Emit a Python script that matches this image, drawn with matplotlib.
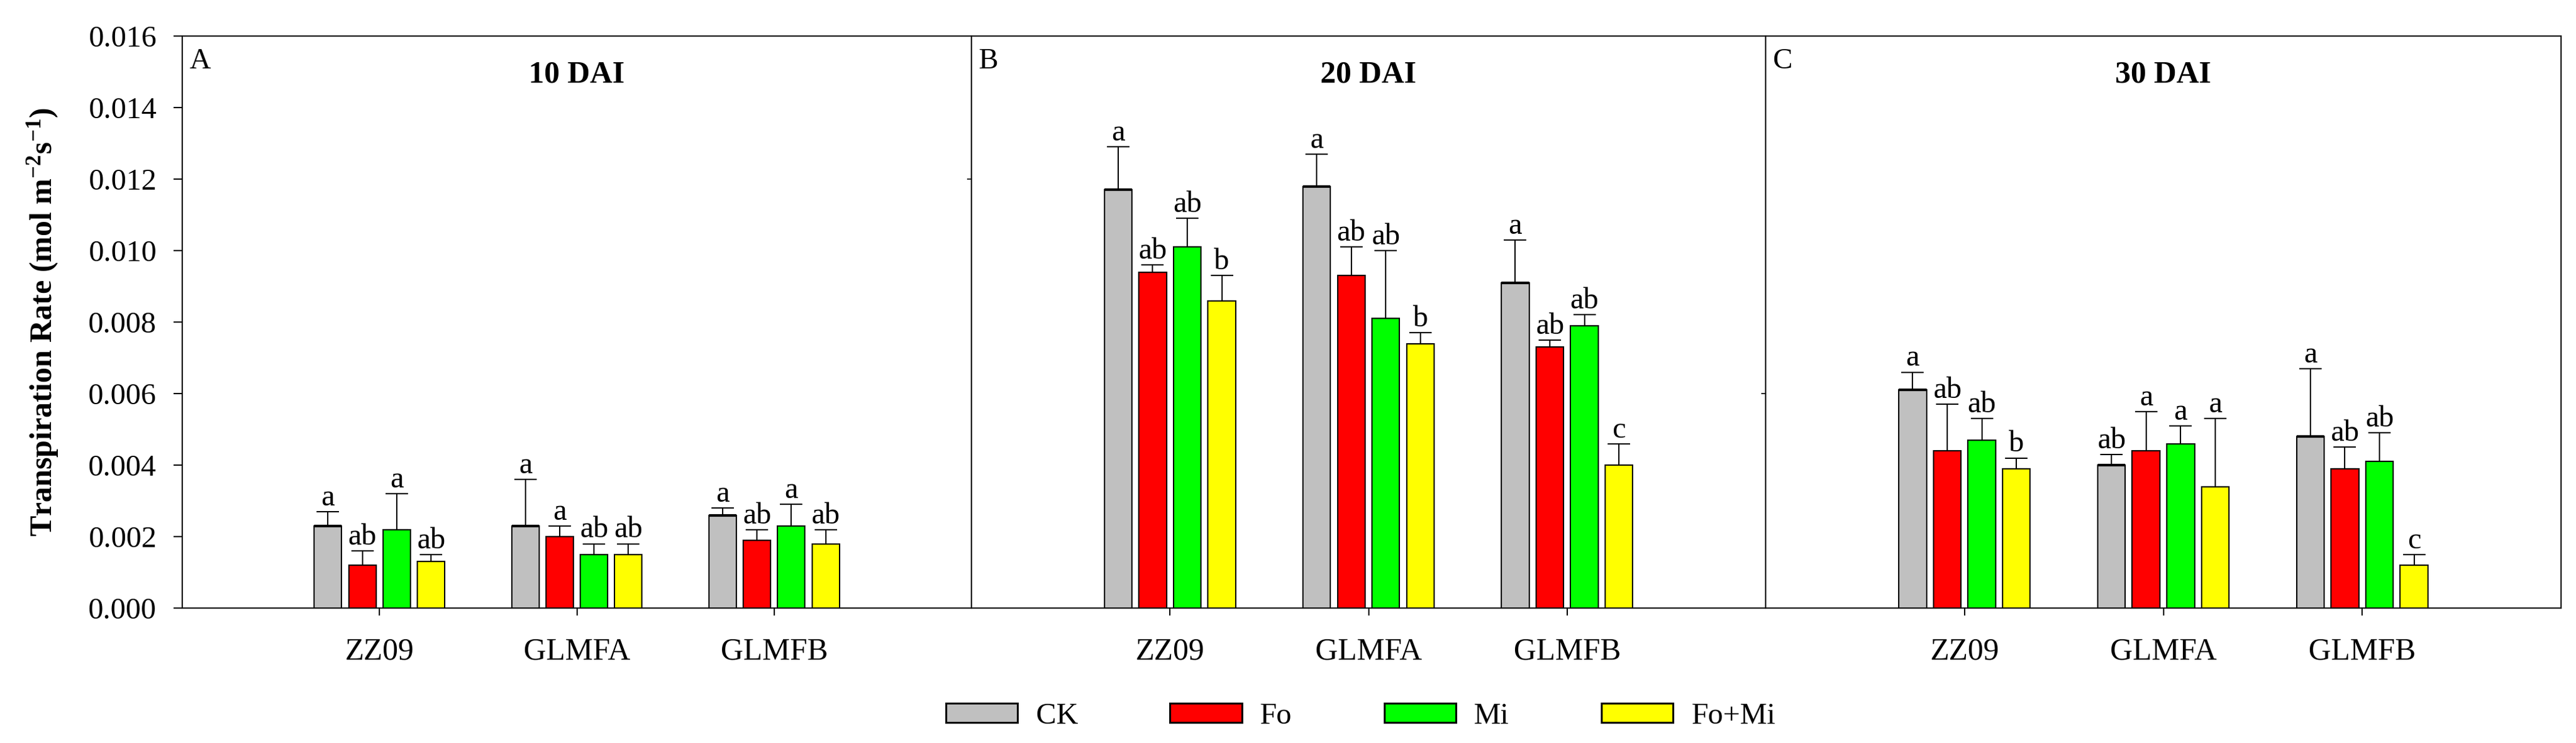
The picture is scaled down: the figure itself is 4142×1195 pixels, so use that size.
import numpy as np
import matplotlib
matplotlib.use("Agg")
import matplotlib.pyplot as plt
from matplotlib.patches import Patch

plt.rcParams['font.family'] = ['Liberation Serif', 'DejaVu Serif']
plt.rcParams['mathtext.fontset'] = 'custom'
plt.rcParams['mathtext.rm'] = 'Liberation Serif'
plt.rcParams['mathtext.bf'] = 'Liberation Serif:bold'
plt.rcParams['mathtext.default'] = 'bf'

cultivars = ["ZZ09", "GLMFA", "GLMFB"]
treatments = ["CK", "Fo", "Mi", "Fo+Mi"]
colors = ["#c0c0c0", "#ff0000", "#00ff00", "#ffff00"]
panels = ["A", "B", "C"]
titles = ["10 DAI", "20 DAI", "30 DAI"]

# means, rows = treatment (CK, Fo, Mi, Fo+Mi), cols = cultivar
mean_10 = [[0.0023, 0.0023, 0.0026],
           [0.0012, 0.0020, 0.0019],
           [0.0022, 0.0015, 0.0023],
           [0.0013, 0.0015, 0.0018]]
err_10 = [[0.0004, 0.0013, 0.0002],
          [0.0004, 0.0003, 0.0003],
          [0.0010, 0.0003, 0.0006],
          [0.0002, 0.0003, 0.0004]]
letters_10 = [["a", "a", "a"],
              ["ab", "a", "ab"],
              ["a", "ab", "a"],
              ["ab", "ab", "ab"]]

mean_20 = [[0.0117, 0.0118, 0.0091],
           [0.0094, 0.0093, 0.0073],
           [0.0101, 0.0081, 0.0079],
           [0.0086, 0.0074, 0.0040]]
err_20 = [[0.0012, 0.0009, 0.0012],
          [0.0002, 0.0008, 0.0002],
          [0.0008, 0.0019, 0.0003],
          [0.0007, 0.0003, 0.0006]]
letters_20 = [["a", "a", "a"],
              ["ab", "ab", "ab"],
              ["ab", "ab", "ab"],
              ["b", "b", "c"]]

mean_30 = [[0.0061, 0.0040, 0.0048],
           [0.0044, 0.0044, 0.0039],
           [0.0047, 0.0046, 0.0041],
           [0.0039, 0.0034, 0.0012]]
err_30 = [[0.0005, 0.0003, 0.0019],
          [0.0013, 0.0011, 0.0006],
          [0.0006, 0.0005, 0.0008],
          [0.0003, 0.0019, 0.0003]]
letters_30 = [["a", "ab", "a"],
              ["ab", "a", "ab"],
              ["ab", "a", "ab"],
              ["b", "a", "c"]]

means = [mean_10, mean_20, mean_30]
errs = [err_10, err_20, err_30]
letters = [letters_10, letters_20, letters_30]

W, H = 4142, 1195
fig = plt.figure(figsize=(W / 100, H / 100), dpi=100)
edges = [293, 1562, 2839, 4118]   # panel left/right pixel edges
bottom = 1 - 978 / H
h = (978 - 58) / H

x = np.arange(1, len(cultivars) + 1)
step = 0.174
bw = 0.139
stray = [None, 0.012, 0.006]

for p in range(3):
    ax = fig.add_axes([edges[p] / W, bottom, (edges[p + 1] - edges[p]) / W, h])
    for t in range(4):
        xs = x + (t - 1.5) * step
        ax.bar(xs, means[p][t], width=bw, color=colors[t], edgecolor="black",
               linewidth=1.5, zorder=2)
        if t == 0:
            ax.hlines(means[p][t], xs - bw / 2, xs + bw / 2, color="black",
                      linewidth=3, zorder=3)
        ax.errorbar(xs, means[p][t], yerr=[np.zeros(3), errs[p][t]], fmt="none",
                    ecolor="black", elinewidth=1.5, capsize=13, capthick=1.5, zorder=3)
        for i in range(3):
            ax.annotate(letters[p][t][i], (xs[i], means[p][t][i] + errs[p][t][i]),
                        xytext=(0, 0), textcoords="offset points",
                        ha="center", va="bottom", fontsize=35)
    ax.set_xlim(0, 4)
    ax.set_ylim(0, 0.016)
    ax.set_xticks(x)
    ax.set_xticklabels(cultivars, fontsize=36)
    ax.tick_params(axis="x", direction="out", length=8.6, width=1.5, pad=25)
    if p == 0:
        yt = np.arange(0, 0.0161, 0.002)
        ax.set_yticks(yt)
        ax.set_yticklabels(["%.3f" % v for v in yt])
        ax.tick_params(axis="y", direction="out", length=10, width=1.5, pad=20,
                       labelsize=35)
        ax.set_ylabel("Transpiration Rate (mol m$^{-2}$s$^{-1}$)", fontsize=36,
                      fontweight="bold", labelpad=32)
    else:
        ax.set_yticks([stray[p]])
        ax.set_yticklabels([])
        ax.tick_params(axis="y", direction="out", length=5, width=1.2)
    for s in ax.spines.values():
        s.set_linewidth(1.5)
    ax.text(0.009, 0.979, panels[p], transform=ax.transAxes, ha="left", va="top",
            fontsize=34)
    ax.text(2, 0.932 * 0.016, titles[p], ha="center", va="center", fontsize=36,
            fontweight="bold")

handles = [Patch(facecolor=c, edgecolor="black", linewidth=2.2) for c in colors]
fig.legend(handles, treatments, loc="center", bbox_to_anchor=(2188 / W, 1 - 1152 / H),
           ncol=4, frameon=False, fontsize=35, handlelength=2.37, handleheight=0.6,
           columnspacing=3.05, handletextpad=0.6, borderpad=0)

fig.savefig("out.png", dpi=100)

^^^^

Problem statement:
Say how many lines in this material hold "matplotlib", and say nothing else.

Written answer:
5